O processo político que envolve Braga ainda está em curso na Câmara. O parlamentar anunciou que irá recorrer à Comissão de Constituição e Justiça (CCJ), à qual cabe avaliar questionamentos de ordem processual. Na sequência, o caso deve ir a plenário, onde o regimento exige 257 votos para que seja aprovado um parecer do Conselho de Ética.
Outros
Houve ainda uma série de outras representações por quebra de decoro que tiveram destino diferente dentro da Câmara dos Deputados. Foi o que ocorreu, por exemplo, com a deputada Carla Zambelli (PL-SP), que se tornou ré no Supremo em 2023 por conta do episódio em que, às vésperas do segundo turno das eleições de 2022, perseguiu o jornalista Luan Araújo e sacou um revólver contra ele após um bate boca ocorrido em ato político em São Paulo (SP). O caso foi objeto de denúncia apresentada em outubro do mesmo ano pelo Psol à Câmara. O partido alegou “conduta atentatória contra o decoro parlamentar”, mas o processo não chegou à apreciação do Conselho de Ética porque não foi encaminhado ao órgão pela mesa diretora da Casa, à época comandada por Arthur Lira (PP-AL).
A bolsonarista atualmente é acusada no STF pelos crimes de porte ilegal de arma de fogo e constrangimento ilegal com emprego de arma de fogo. O julgamento do caso foi suspenso no último dia 24 por conta de um pedido de vista e, até o momento, o placar está em cinco votos favoráveis à condenação da bolsonarista a uma pena de prisão em regime semiaberto. Os ministros que defendem essa penalidade também opinaram pela cassação da deputada, mas o processo ainda aguarda a posição dos outros seis ministros da Corte.
Entre os demais casos de denúncia por quebra de decoro que chegaram à Câmara, está o do bolsonarista Nikolas Ferreira (PL-MG), alvo de representação das siglas Psol, PT, PDT e PSB em maio de 2023 sob a acusação de transfobia.
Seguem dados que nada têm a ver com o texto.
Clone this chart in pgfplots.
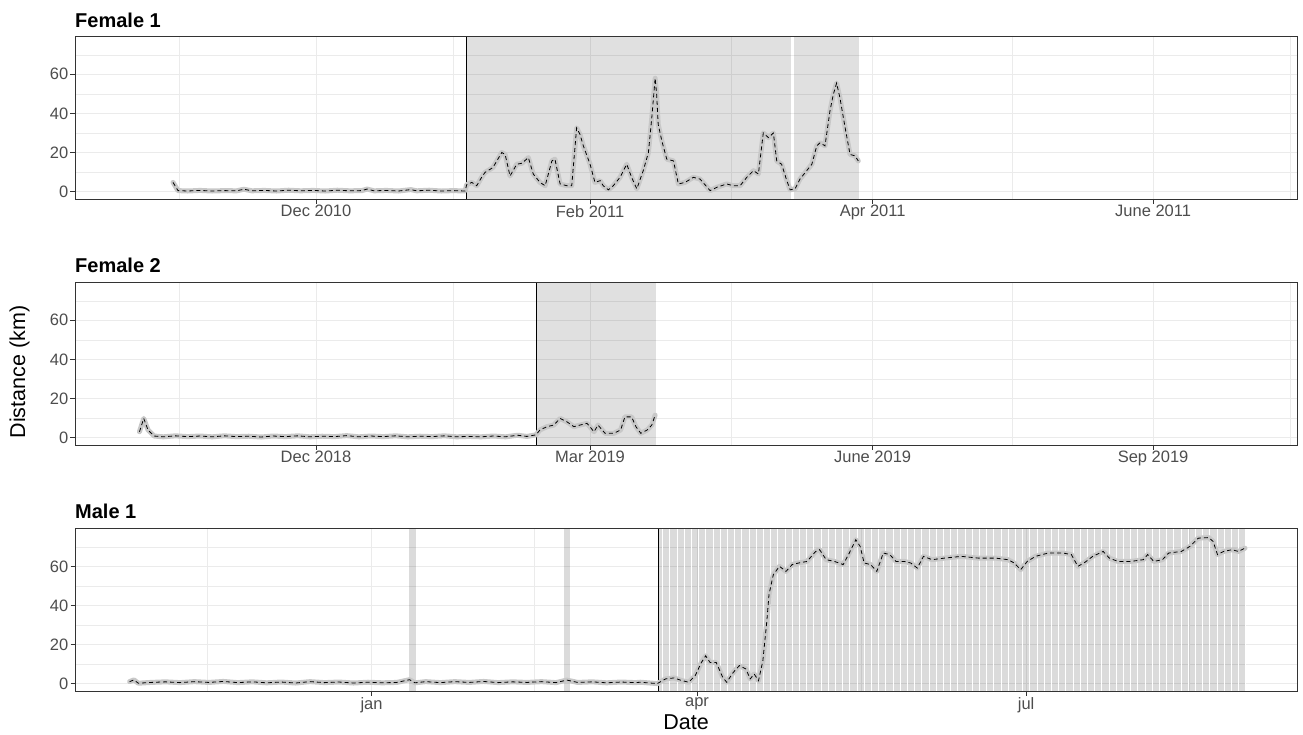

A iniciativa veio após o parlamentar, durante manifestação no púlpito do plenário, colocar uma peruca de fios longos na cabeça e afirmar que “mulheres estão perdendo espaço para homens que se sentem mulheres”. O episódio ocorreu em 8 de março daquele ano, no Dia Internacional da Mulher, e o caso foi arquivado pelo Conselho de Ética cinco meses depois. Na ocasião, o colegiado optou por aprovar apenas a aplicação da penalidade de censura escrita.

Outro personagem que entrou na roteiro das denúncias por quebra de decoro foi o deputado Eduardo Bolsonaro (PL-SP), atualmente licenciado do cargo por iniciativa própria para uma temporada nos Estados Unidos. Filho de Jair Bolsonaro, o parlamentar foi alvo de 13 representações que chegaram ao Conselho de Ética desde 2017. Os processos se deram por diferentes razões. Em um deles, Eduardo foi acusado de extrapolar os limites por ameaçar “enfiar a mão na cara” do deputado Marcon (PT-RS) após este dizer que o atentado à faca sofrido por Jair Bolsonaro na campanha eleitoral de 2018 teria sido “fake“.
Em outro, o parlamentar foi representado pelas siglas PCdoB, Rede, Psol e PT por ter debochado da tortura sofrida pela jornalista Míriam Leitão durante a ditadura militar, quando a profissional foi presa e perseguida pelo regime. Na ocasião, ela estava grávida do primeiro filho e chegou a ser jogada por agentes da repressão em uma sala escura na presença de uma cobra. O caso é um dos mais emblemáticos entre os que vieram a público no que tange à memória da ditadura. Nenhuma das denúncias contra Eduardo Bolsonaro chegou ao plenário da Câmara porque todas elas foram arquivadas pelo Conselho de Ética.